I have learned a lot in what has felt like two weeks worth of week. Yesterday I wrote about the passage of time and about learning to live in the moment. Several times throughout the course of this day, beginning the moment I woke up this morning, I found myself rushing around like the white rabbit in Alice in Wonderland, “I’m late, I’m late for a very important date.” The only thing was that I wasn’t late for anything. Even though I slept through the alarm a number of times–giving myself permission to wake “late” at 6 a.m. rather than 5:39–I nonetheless ended up getting to work early. I began thinking about how I am in the habit of rushing and feeling rushed; there’s the sense of there simply not being enough time in the day to get everything done that I hope to accomplish. But what if it weren’t that I don’t have enough time to do everything I want and need to get done; what if it really is that I have too many things on an out-of-control list of things I feel pressed to get done. Hmmmm.

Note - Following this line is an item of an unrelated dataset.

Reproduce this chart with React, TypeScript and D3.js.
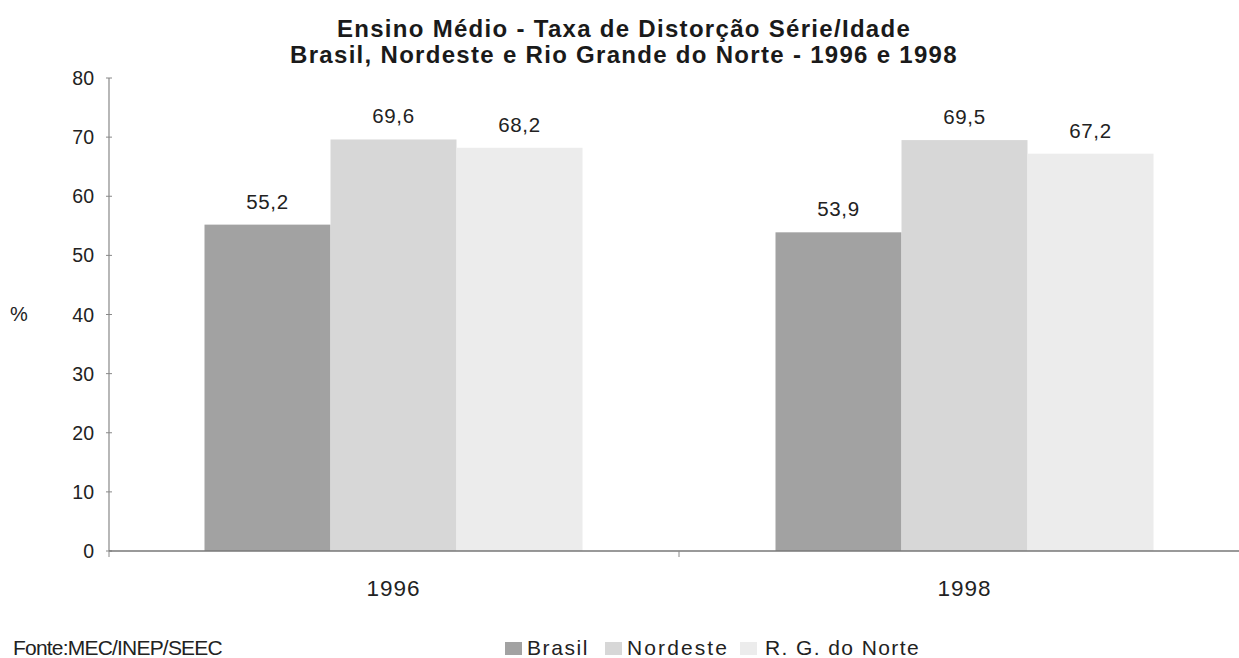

When we look at the totality of things we attempt to stuff into a day, it’s no wonder we are worn out at the end of a week. Many of us believe that the work we’re doing is important, worth sacrificing for on behalf of the people we serve or the products we create or the problems we solve…and it probably is important. And yet we have to balance that important work with the practical realities, the laws of nature and physics that say we can only get so much done in the course of a day or week.

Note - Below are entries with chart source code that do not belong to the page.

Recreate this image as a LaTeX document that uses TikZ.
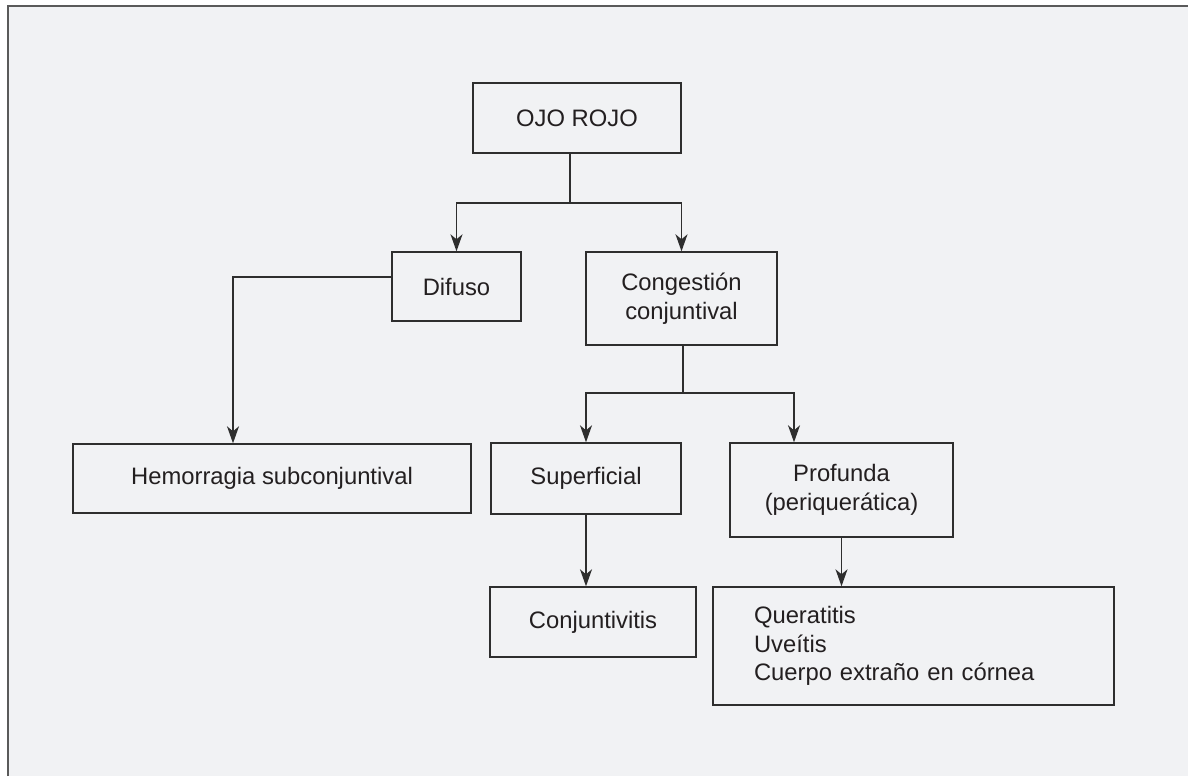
\documentclass[tikz,border=0pt]{standalone}
\usepackage{fontspec}
\setmainfont{Liberation Sans}
\usetikzlibrary{arrows.meta,calc}
\definecolor{bg}{HTML}{F1F2F4}
\definecolor{ln}{HTML}{2E2E2E}
\definecolor{fr}{HTML}{5A5A5A}
\definecolor{tx}{HTML}{231F20}
\tikzset{
  box/.style={draw=ln, line width=1.4pt, rectangle, inner sep=0pt, text=tx, align=center,
    font=\fontsize{23.8}{28.6}\selectfont},
  arr/.style={draw=ln, line width=1.4pt, -{Stealth[length=17pt,width=12pt,inset=5pt]}},
  ln/.style={draw=ln, line width=1.4pt}
}
\begin{document}
\begin{tikzpicture}[x=1pt,y=-1pt]
\useasboundingbox (0,0) rectangle (1188,776);
\fill[white] (0,0) rectangle (1188,776);
\fill[bg] (8,6) rectangle (1188,776);
\draw[fr, line width=2pt] (8,776) -- (8,6) -- (1188,6);
% boxes
\node[box, minimum width=208pt, minimum height=70pt] (ojo) at (577,118) {OJO ROJO};
\node[box, minimum width=129pt, minimum height=69pt] (dif) at (456.5,286.5) {Difuso};
\node[box, minimum width=191pt, minimum height=93pt] (cong) at (681.5,298.5) {Congestión\\conjuntival};
\node[box, minimum width=398pt, minimum height=69pt] (hem) at (272,478.5) {Hemorragia subconjuntival};
\node[box, minimum width=190pt, minimum height=71pt] (sup) at (586,478.5) {Superficial};
\node[box, minimum width=223pt, minimum height=94pt] (pro) at (841.5,490) {Profunda\\(periquerática)};
\node[box, minimum width=206pt, minimum height=70pt] (conj) at (593,622) {Conjuntivitis};
\node[box, minimum width=401pt, minimum height=118pt, text width=319pt, inner xsep=41pt, align=left] (que) at (913.5,646) {Queratitis\\Uveítis\\Cuerpo extraño en córnea};
% connectors
\coordinate (j1) at (570,203);
\draw[ln] (ojo.south -| j1) -- (j1);
\draw[arr] (j1) -| (dif.north);
\draw[arr] (j1) -| (cong.north);
\coordinate (j2) at (233,277);
\draw[arr] (dif.west |- j2) -- (j2) -- (j2 |- hem.north);
\coordinate (j3) at (683,393);
\coordinate (p1) at (794,393);
\draw[ln] (cong.south -| j3) -- (j3);
\draw[arr] (j3) -| (sup.north);
\draw[arr] (j3) -- (p1) -- (p1 |- pro.north);
\draw[arr] (sup.south) -- (sup.south |- conj.north);
\draw[arr] (pro.south) -- (pro.south |- que.north);
\end{tikzpicture}
\end{document}
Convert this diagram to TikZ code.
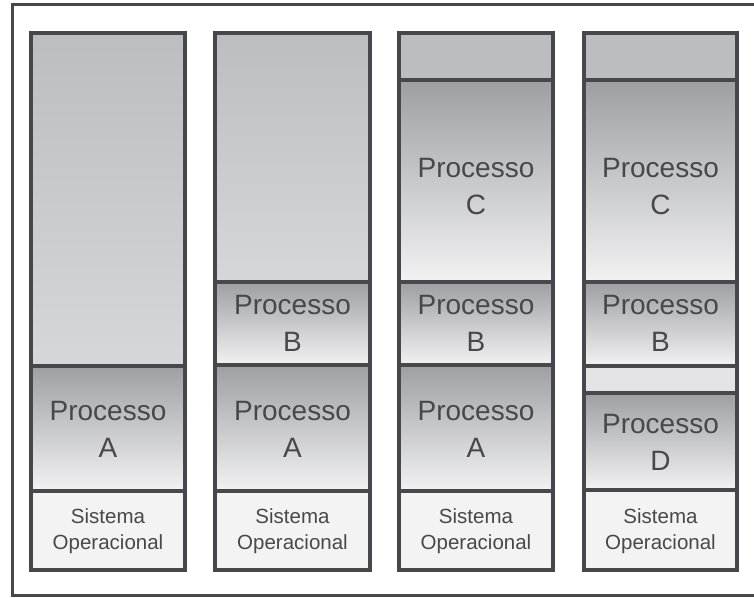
\documentclass[tikz,border=0pt]{standalone}
\usepackage{fontspec}
\setmainfont{Liberation Sans}
\usepackage{xcolor}
\definecolor{linha}{RGB}{72,72,76}
\definecolor{texto}{RGB}{72,72,75}
\definecolor{livreA}{RGB}{188,189,193}
\definecolor{livreB}{RGB}{214,215,218}
\definecolor{procA}{RGB}{158,159,163}
\definecolor{procB}{RGB}{242,242,243}
\definecolor{sisop}{RGB}{243,243,244}
\definecolor{folga}{RGB}{228,228,230}

\begin{document}
\begin{tikzpicture}[x=1pt,y=1pt,yscale=-1,xscale=1,
  livre/.style={draw=linha,line width=3.6pt,top color=livreA,bottom color=livreB},
  topo/.style={draw=linha,line width=3.6pt,fill=livreA},
  proc/.style={draw=linha,line width=3.6pt,top color=procA,bottom color=procB},
  so/.style={draw=linha,line width=3.6pt,fill=sisop},
  vazio/.style={draw=linha,line width=3.6pt,fill=folga},
  rotulo/.style={text=texto,align=center,font=\fontsize{28}{37}\selectfont},
  rotuloso/.style={text=texto,align=center,font=\fontsize{20.5}{26}\selectfont}]

\useasboundingbox (0,0) rectangle (754,597);

% moldura
\draw[linha,line width=3pt] (12,4) -- (760,4) -- (760,595) -- (12,595) -- cycle ;

% coluna 1
\draw[livre] (31,33) rectangle (185,366) ;
\draw[proc]  (31,366) rectangle (185,491) ;
\draw[so]    (31,491) rectangle (185,570) ;

% coluna 2
\draw[livre] (215,33) rectangle (370,282) ;
\draw[proc]  (215,282) rectangle (370,365) ;
\draw[proc]  (215,365) rectangle (370,491) ;
\draw[so]    (215,491) rectangle (370,570) ;

% coluna 3
\draw[topo]  (399,33) rectangle (553,80) ;
\draw[proc]  (399,80) rectangle (553,282) ;
\draw[proc]  (399,282) rectangle (553,365) ;
\draw[proc]  (399,365) rectangle (553,491) ;
\draw[so]    (399,491) rectangle (553,570) ;

% coluna 4
\draw[topo]  (584,33) rectangle (737,80) ;
\draw[proc]  (584,80) rectangle (737,282) ;
\draw[proc]  (584,282) rectangle (737,366) ;
\draw[vazio] (584,366) rectangle (737,393) ;
\draw[proc]  (584,393) rectangle (737,490) ;
\draw[so]    (584,490) rectangle (737,570) ;

% textos
\node[rotulo] (a1) at (108,429) {Processo\\A};
\node[rotulo] (b2) at (292.5,323) {Processo\\B};
\node[rotulo] (a2) at (292.5,429) {Processo\\A};
\node[rotulo] (c3) at (476,187) {Processo\\C};
\node[rotulo] (b3) at (476,323) {Processo\\B};
\node[rotulo] (a3) at (476,429) {Processo\\A};
\node[rotulo] (c4) at (660.5,187) {Processo\\C};
\node[rotulo] (b4) at (660.5,323) {Processo\\B};
\node[rotulo] (d4) at (660.5,442) {Processo\\D};

\node[rotuloso] (so1) at (108,531) {Sistema\\Operacional};
\node[rotuloso] (so2) at (292.5,531) {Sistema\\Operacional};
\node[rotuloso] (so3) at (476,531) {Sistema\\Operacional};
\node[rotuloso] (so4) at (660.5,531) {Sistema\\Operacional};

\end{tikzpicture}
\end{document}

There’s a proverb that says, “All their days their work is grief and pain; even at night their minds do not rest. This too is meaningless,” and another that says, “It is useless to get up early and to stay up late, eating the food of exhausting labor— truly God gives sleep to those he loves.” In short, what does all the rushing and running from one meeting to the next, sending emails late at night, writing proposals and plans and tip sheets accomplish? And how can we begin to let go of some of the overdoing and focus our attention on those things that we realistically can get done without wearing ourselves down or burning ourselves out in the process?

I am grateful to be thinking and learning more about how to bring a more mindful approach to how I engage my work. It is possible to do work with dedication and passion in such a way that we remain whole in the process. I’m going to keep working on how to do this for myself and then how to model it for the people I work with. In the meantime, I am practicing slowing down, not rushing when I am not late, being present to what is going on around me rather than hurrying past it. I still have some work to do in this area, but I’m continuing to think about it, practice it, and learn as I go. I’ve no doubt it’ll be well worth the effort.